Tuesday, September 7, 2010

Waking up from "Inception"

NY Magazine film critic David Edelstein thinks the hoo-ha over Christopher Nolan's "Inception" is evidence of the same sort of mental tampering explored in the film:
"For the record, I wanted to surrender to this dream; I didn’t want to be out in the cold, alone. But I truly have no idea what so many people are raving about. It’s as if someone went into their heads while they were sleeping and planted the idea that Inception is a visionary masterpiece and—hold on … Whoa! I think I get it. The movie is a metaphor for the power of delusional hype—a metaphor for itself."
I've been ambivalent, myself, even after a second viewing. There's just enough cleverness (e.g. the "Give me a kiss" scene, the use of slowed-down Edith Piaf to create the menacing score motif, the folding Paris, the brilliant notion that each layer of dream-within-a-dream expands relative time) to keep me on board despite the clunky exposition, the anemic characterization, and the eerie, not-fully-conscious - in fact, quite dream-like! - feeling that lots of things are not quite adding up.

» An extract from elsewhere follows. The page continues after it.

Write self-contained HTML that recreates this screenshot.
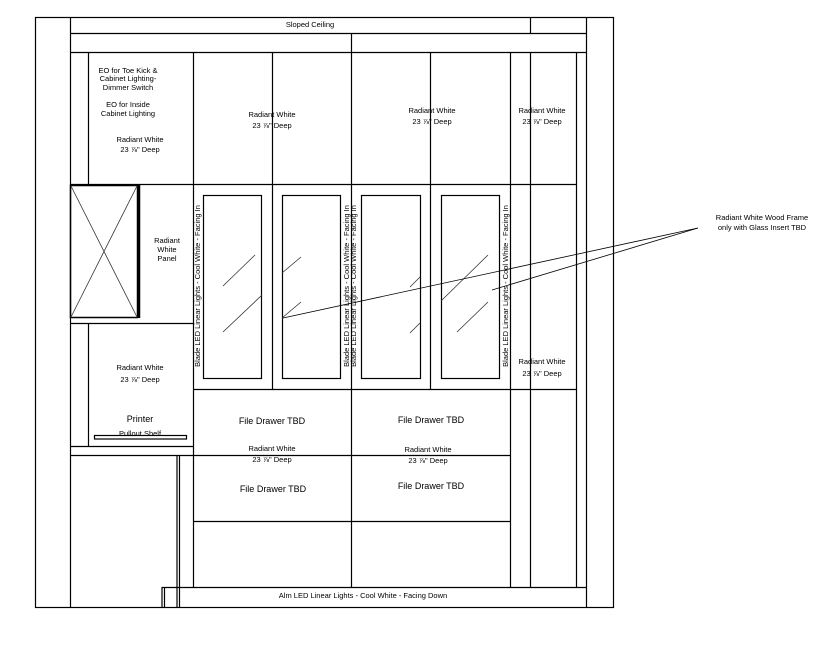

So many people are proclaiming genius that I've tipped that way, as well. But I was pretty effectively de-programmed by a read through A D Jameson's
Seventeen Ways of Criticizing Inception (note: read only if you've seen the film!). I don't agree with everything Jameson says, and he could stand to dial back some of his scathing pique*, but he makes some great points, particularly re: Nolan's prosaic filmmaking and blockheaded literalness.

Ironically,
this page, where Inception-obsessed fans attempt to answer the film's unanswered questions, is an even more effective red pill. The labors these true believers endure to explain plot holes make a persuasive, if unintentional, case that the film really doesn't hold together very well.

* - among the useful, if hard-won, truths I gleaned from years spent refereeing a huge crowd trading opinions is that the angrier the refutation, the more biased that refutation usually is.

1 comment:

  1. I took a look, I can't make it through 17 reasons (plus some more on other pages, not laying off blame, it's my bad)... but I did want to say something, so apologies if somebody else said this...

    I thought it was good sci-fi, I wasn't blown away by its mind bending nature.

    But I thought they missed something huge that was actually more interesting than what they did:

    after drilling down so deep, dreaming through so many layers, I thought he should have discovered something subtle down there, to come back up with the unshakable conclusion that his wife was right all along, to surprise us by killing himself to pop one more frame off the stack and be reunited with her. That's what I thought they suggested when his wife's little top kept spinning at the end... but then they didn't do anything with it.

    A similar/alternate idea is that there is no reality, masters of layer crossing can travel up and down and create whatever reality they want.